Colliding Al Jets

Using typical lab parameters, I ran simulations of colliding Al jets. To simplify the problem, I ran in 2-D with the jet width = domain width. This essentially reduces to colliding two slabs.

The slabs are initialized with opposing velocities, and the bottom slab has an initial 10% sinusoidal velocity perturbation on its interface.

I ran two cases: the first is adiabatic, and the second has a special Al cooling table.


Adiabatic

As expected, the slabs collide and create a hot central shock that propagates back towards the boundaries. The central region remains hot and thus at a low density. The interface maintains an awkward shape due to the perturbation, but this shape is fairly constant.

movie

movie


Cooling

Note that the legends are much different. This is because I'm trying to highlight the regions of high density and low temperature. With this scaling , you don't see much in the density until about halfway through the simulation. Thus the cooling_rho.gif movie is only of the second half of the simulation.

The simulation starts out differently because cooling occurs immediately at the interfaces of the "jet heads". This quickly morphs into a similar configuration as the adiabatic case in which there is a hot central region with shocks propagating back towards the boundaries.

However, since cooling is now on, this central region eventually cools and forms dense regions. There is a periodicity to this because of the chosen perturbation.

movie

movie

There are times at which these high density regions look "clump-like". The key here is in the perturbation. The high velocity regions of the interface collide first and can thus start cooling sooner. Their shock strength is also slightly higher which leads to stronger cooling. This is where high density knots can form.

So unless the jet heads collide at the same time perfectly along the entire interface, you should always get high density knots within the post-shock region.


NTSI

I found that the perturbation that I was using was either too short-lived or not strong enough. I altered it a bit, and got some nice looking instabilities (namely, the Non-linear Thin Shell Instability).

For this simulation, I put a 15% velocity perturbation on both of the colliding flows.

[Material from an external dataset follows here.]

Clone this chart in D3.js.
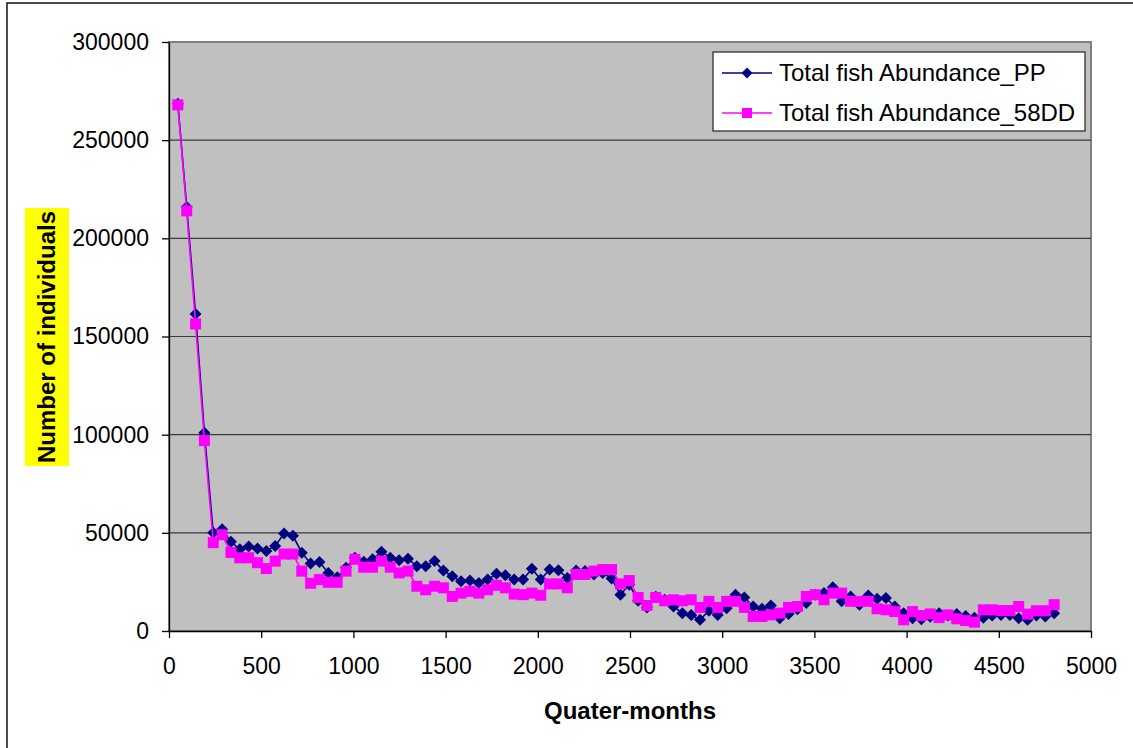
<!DOCTYPE html>
<html>
<head>
    <meta charset="utf-8">
    <title>Total fish abundance</title>
    <style>
        body { margin: 0; background: white; }
        svg { display: block; font-family: "Liberation Sans", Arial, sans-serif; }
    </style>
    <script src="https://cdnjs.cloudflare.com/ajax/libs/d3/7.8.5/d3.min.js"></script>
</head>
<body>
    <script>
        // quarter-months
        const months = [48, 96, 144, 192, 240, 288, 336, 384, 432, 480,
            528, 576, 624, 672, 720, 768, 816, 864, 912, 960,
            1008, 1056, 1104, 1152, 1200, 1248, 1296, 1344, 1392, 1440,
            1488, 1536, 1584, 1632, 1680, 1728, 1776, 1824, 1872, 1920,
            1968, 2016, 2064, 2112, 2160, 2208, 2256, 2304, 2352, 2400,
            2448, 2496, 2544, 2592, 2640, 2688, 2736, 2784, 2832, 2880,
            2928, 2976, 3024, 3072, 3120, 3168, 3216, 3264, 3312, 3360,
            3408, 3456, 3504, 3552, 3600, 3648, 3696, 3744, 3792, 3840,
            3888, 3936, 3984, 4032, 4080, 4128, 4176, 4224, 4272, 4320,
            4368, 4416, 4464, 4512, 4560, 4608, 4656, 4704, 4752, 4800]

        const abundancePP = [268500, 216000, 161500, 101000, 50000, 51800, 45400, 41600, 43000, 42000,
            40800, 43300, 49700, 48500, 39900, 34400, 35100, 29600, 27400, 32200,
            37300, 35300, 36500, 40400, 37300, 36000, 36800, 33000, 33000, 35600,
            30800, 27900, 25300, 25700, 24500, 26200, 29100, 28400, 26200, 26200,
            31700, 26200, 31300, 31000, 27000, 30800, 30500, 28800, 29600, 26700,
            18500, 23600, 15400, 12000, 17500, 15900, 12500, 9100, 8200, 5700,
            10300, 8200, 11600, 18500, 17100, 12500, 11300, 13000, 6500, 8600,
            11100, 14200, 18500, 19300, 22300, 15100, 17600, 13400, 18100, 16400,
            16800, 12500, 9100, 6500, 6000, 7200, 9100, 7900, 8700, 7700,
            6800, 6800, 7900, 8200, 8200, 6500, 5700, 7900, 7400, 9100]

        const abundance58DD = [268000, 214000, 156400, 97000, 45000, 49000, 40000, 37300, 37300, 34800,
            31800, 35600, 39200, 39200, 30500, 24300, 26200, 24800, 24800, 30500,
            36500, 32500, 32500, 35600, 32500, 29600, 30500, 22800, 21000, 22800,
            22000, 17600, 19300, 20200, 19300, 21000, 23300, 22000, 18800, 18500,
            19300, 18200, 24000, 24000, 22000, 28800, 28800, 30500, 31300, 31300,
            24000, 25700, 17100, 13000, 17100, 15400, 15900, 15400, 15900, 12000,
            15100, 12000, 15100, 15100, 12000, 7400, 7400, 8200, 9100, 12000,
            12500, 17600, 18500, 15900, 19300, 19300, 15100, 15100, 15100, 11300,
            10800, 9900, 5700, 9900, 7900, 8700, 6800, 8200, 6200, 5300,
            4500, 10800, 10800, 10400, 10400, 12500, 8600, 10300, 10300, 13400]

        const seriesNames = ["Total fish Abundance_PP", "Total fish Abundance_58DD"]
        const xTicks = [0, 500, 1000, 1500, 2000, 2500, 3000, 3500, 4000, 4500, 5000]
        const yTicks = [0, 50000, 100000, 150000, 200000, 250000, 300000]

        const width = 1133
        const height = 748
        const plot = {left: 169, right: 1091, top: 42, bottom: 631}
        const navy = "#000080"
        const magenta = "#FF00FF"

        let svg = d3.select("body").append("svg")
            .attr("width", width)
            .attr("height", height)

        // outer chart frame (runs off the right / bottom of the picture)
        svg.append("rect")
            .attr("x", 7).attr("y", 3)
            .attr("width", width + 20).attr("height", height + 20)
            .attr("fill", "white")
            .attr("stroke", "#111")
            .attr("stroke-width", 1.5)

        let x_scale = d3.scaleLinear()
            .domain([0, 5000])
            .range([plot.left, plot.right])
        let y_scale = d3.scaleLinear()
            .domain([0, 300000])
            .range([plot.bottom, plot.top])

        // plot area
        svg.append("rect")
            .attr("x", plot.left).attr("y", plot.top)
            .attr("width", plot.right - plot.left)
            .attr("height", plot.bottom - plot.top)
            .attr("fill", "#C0C0C0")
            .attr("stroke", "#808080")
            .attr("stroke-width", 2)

        svg.append("g")
            .selectAll("line")
            .data(yTicks.filter(d => d > 0 && d < 300000))
            .enter()
            .append("line")
                .attr("x1", plot.left).attr("x2", plot.right)
                .attr("y1", d => y_scale(d)).attr("y2", d => y_scale(d))
                .attr("stroke", "#3a3a3a")
                .attr("stroke-width", 1.2)

        let x_axis = svg.append("g")
            .attr("transform", `translate(0, ${plot.bottom})`)
            .call(d3.axisBottom(x_scale).tickValues(xTicks).tickSize(7).tickPadding(20).tickSizeOuter(0).tickFormat(d3.format("d")))
        let y_axis = svg.append("g")
            .attr("transform", `translate(${plot.left}, 0)`)
            .call(d3.axisLeft(y_scale).tickValues(yTicks).tickSize(7).tickPadding(13).tickSizeOuter(0).tickFormat(d3.format("d")))

        for (let ax of [x_axis, y_axis]) {
            ax.select(".domain").attr("stroke", "#000").attr("stroke-width", 1.3)
            ax.selectAll(".tick line").attr("stroke", "#000").attr("stroke-width", 1.3)
            ax.selectAll(".tick text")
                .attr("fill", "#000")
                .style("font-size", "23px")
                .style("font-family", "'Liberation Sans', Arial, sans-serif")
        }

        // series
        let pts = (vals) => d3.zip(months, vals)
        let line = d3.line()
            .x(d => x_scale(d[0]))
            .y(d => y_scale(d[1]))

        svg.append("path")
            .attr("d", line(pts(abundancePP)))
            .attr("fill", "none")
            .attr("stroke", navy)
            .attr("stroke-width", 1.6)

        svg.selectAll(".pp")
            .data(pts(abundancePP))
            .enter()
            .append("path")
                .attr("class", "pp")
                .attr("d", d3.symbol(d3.symbolSquare, 72)())
                .attr("transform", d => `translate(${x_scale(d[0])}, ${y_scale(d[1])}) rotate(45)`)
                .attr("fill", navy)

        svg.append("path")
            .attr("d", line(pts(abundance58DD)))
            .attr("fill", "none")
            .attr("stroke", magenta)
            .attr("stroke-width", 1.6)

        svg.selectAll(".dd")
            .data(pts(abundance58DD))
            .enter()
            .append("rect")
                .attr("class", "dd")
                .attr("x", d => x_scale(d[0]) - 5.5)
                .attr("y", d => y_scale(d[1]) - 5.5)
                .attr("width", 11)
                .attr("height", 11)
                .attr("fill", magenta)

        // legend
        let legend = svg.append("g")
        legend.append("rect")
            .attr("x", 713).attr("y", 52)
            .attr("width", 372).attr("height", 79)
            .attr("fill", "white")
            .attr("stroke", "#222")
            .attr("stroke-width", 1.2)

        let entries = legend.selectAll(".entry")
            .data([{name: seriesNames[0], color: navy, mark: "diamond"}, {name: seriesNames[1], color: magenta, mark: "square"}])
            .enter()
            .append("g")
                .attr("class", "entry")
                .attr("transform", (d, i) => `translate(0, ${73 + i * 40})`)
        entries.append("line")
            .attr("x1", 722).attr("x2", 772)
            .attr("stroke", d => d.color)
            .attr("stroke-width", 1.6)
        entries.filter(d => d.mark == "diamond").append("path")
            .attr("d", d3.symbol(d3.symbolSquare, 60)())
            .attr("transform", "translate(747, 0) rotate(45)")
            .attr("fill", navy)
        entries.filter(d => d.mark == "square").append("rect")
            .attr("x", 742).attr("y", -5)
            .attr("width", 10).attr("height", 10)
            .attr("fill", magenta)
        entries.append("text")
            .attr("x", 779)
            .attr("dy", "0.35em")
            .style("font-size", "24px")
            .text(d => d.name)

        // axis titles
        svg.append("text")
            .attr("x", (plot.left + plot.right) / 2)
            .attr("y", 719)
            .attr("text-anchor", "middle")
            .style("font-size", "24px")
            .style("font-weight", "bold")
            .text("Quater-months")

        let yTitle = svg.append("g")
            .attr("transform", "translate(47, 337) rotate(-90)")
        let yTitleBg = yTitle.append("rect").attr("fill", "#FFFF00")
        let yTitleText = yTitle.append("text")
            .attr("text-anchor", "middle")
            .attr("dy", "0.35em")
            .style("font-size", "24px")
            .style("font-weight", "bold")
            .text("Number of individuals")
        let bb = yTitleText.node().getBBox()
        yTitleBg
            .attr("x", bb.x - 3).attr("y", -22)
            .attr("width", bb.width + 6).attr("height", 44)
    </script>
</body>
</html>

The average velocity and the continuously injected velocity from the top and bottom domain boundaries is 60 km/s. As a reminder, here are all the relevant parameters:

nslab = 1e-5 g/cc
tslab = 10 eV
vslab = 60 km/s (initially +/- perturbation)

namb = 1e-8 g/cc
tamb = 0.1 eV

runtime = 100 ns
domain size = 2 cm x 2 cm
resolution = 64 x 64 cells + 3 AMR levels

The ambient is sufficiently low density and low temperature to play the role of a vacuum.

Note that in the following image/movie, the legend is constantly changing. This is because the cooling keeps increasing the maximum density and I wanted to always have the densest regions in red. The densities are in computation units (so in units of 1e-5 g/cc).

movie

Once you enter the highly non-linear regime of the NTSI, you get filaments of high density scattered throughout the cooling region. Below is temperature in eV.

movie

And just for comparison, here is the density image/movie for a simulation without cooling. Due to the shape of the perturbation, you get an interesting pattern, but you can see that it does not have the NTSI. Thus, so there is no high density fragmentation.